I couldn’t seem to stop staring at her. The pretty thing had her eyes locked on the body of the Irish Gorgeous, crying like she actually missed her. The Gorgeous was better off. I wanted to tell the pretty girl that, but I knew there would be no consoling her. The living could be so selfish.

The girl’s eyes flicked to me for a split second, back to the Gorgeous on the ground, then back again to me. It was like her gaze was drawn to me. I flushed. Gravity seemed to lock our gazes together for a moment. Her blue eyes widened, her unpolished fingernails dropping from her mouth, revealing perfect lips. I just knew those would be perfect too. Her mouth was red and shaped like a rose petal, soft and full.

She stared long enough that I started to get weirded out, so I broke eye contact, hurrying toward the subway without looking back.

I really hoped she wouldn’t follow me.


It came out even more snappish then I meant it. With my arms crossed and my lips pursed, I knew I looked fierce. I’d practiced this pose in the mirror a million times. I always practiced new facial expressions; best not to look foolish in public.

“It doesn’t look good for you.” Her agent said, not looking up from the screen in front of him. “They are looking to give the contract to, yah know, Diamond, since she is,” he made the air quotes as he spoke, “‘more exotic looking.’” Greg was grotesque. I wasn’t sure how he ever managed to be successful in an industry focused around beauty. Everything from his oily hair to his 1970s mustache offended me, but I dealt with it. Barely.

I’d vomit later. That would make me feel better.

“Being exotic wasn’t a prerequisite,” I stated, my lip quivering in anger.

“No. But they thought she, yah know, fit the brand better. Tribal looking and, yah know, mysterious. Exotic. I’m sure they’ll contact us next time they need a, yah know, All-American girl or an African Queen.” Greg waggled his eyebrows at me and I almost gagged.

His office was a clutter of papers, the stacks upon stacks nearly reaching the ceiling. The window sills were lined with used coffee mugs and cups, some of them still contained liquid. The whole room stank of dust and old java. I could feel my skin drying out as I sat in his cheap pleather chairs trying not to ugly cry all over the stack of newspapers immediately in front of my feet.

“Come on, Greg. If I don’t work, you don’t get paid either.” I said, coaxing, using my best vixen voice. It was was a charming thing, watching the ugly man blush a little, trying to hide under his thick beard and throat clearing.

“I’ll find something, but you will have to forget about the, yah know, Apple project.

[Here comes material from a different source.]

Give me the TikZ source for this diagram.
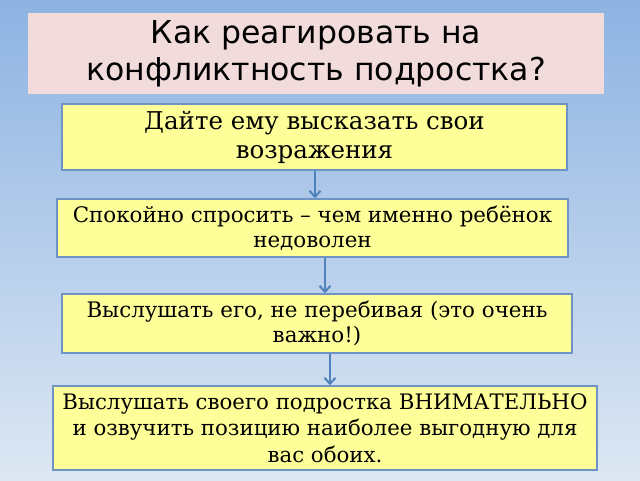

Let me make some calls and I’ll get in touch with you tomorrow morning.”

“Afternoon?” I asked, hopefully. I didn’t like to wake before noon.

He sighed, heavily, his brown glasses slipping down over his nose. “Afternoon then.” He stood up and held out his hand. I shook it, feeling the cool sweat of his palm spread over my skin like a disease.

As I stood from his office, I mulled over the dwindling jobs I’d been called back for recently. As the mirrored elevator closed its doors around, enclosing me my own reflection, I studied myself. I had brash, thick eyeliner bruising my eyes, the remnant of the party last night. I still hadn’t taken yesterday’s makeup off. I looked delightfully disheveled from my cutoff denim skirt to the torn tights and the boyfriend shirt that hung off of one delicate shoulder.

I was beautiful still. Wasn’t I?

I stepped closer, my eyes lingering on the slightly darker skin under my eyes. But there were no lines or blemishes. My skin was a silky brown, as it had always been, my pink-tinted curls perfectly messy. I was still a Gorgeous, still earned the right to wear the “G” on my wrist. It would be a few years before my beauty would start to fade. A few years before the call of Leaving would have me jumping off of someone’s roof in a killer pair of pumps. Someday soon, that Irish girl in the alleyway would be me. And if my Leaving was perfect enough, they would put me in the papers. The world would remember me as beautiful forever, my image poured over the news and captured in headlines.

I threw up in an empty bathroom on the first floor and immediately felt better.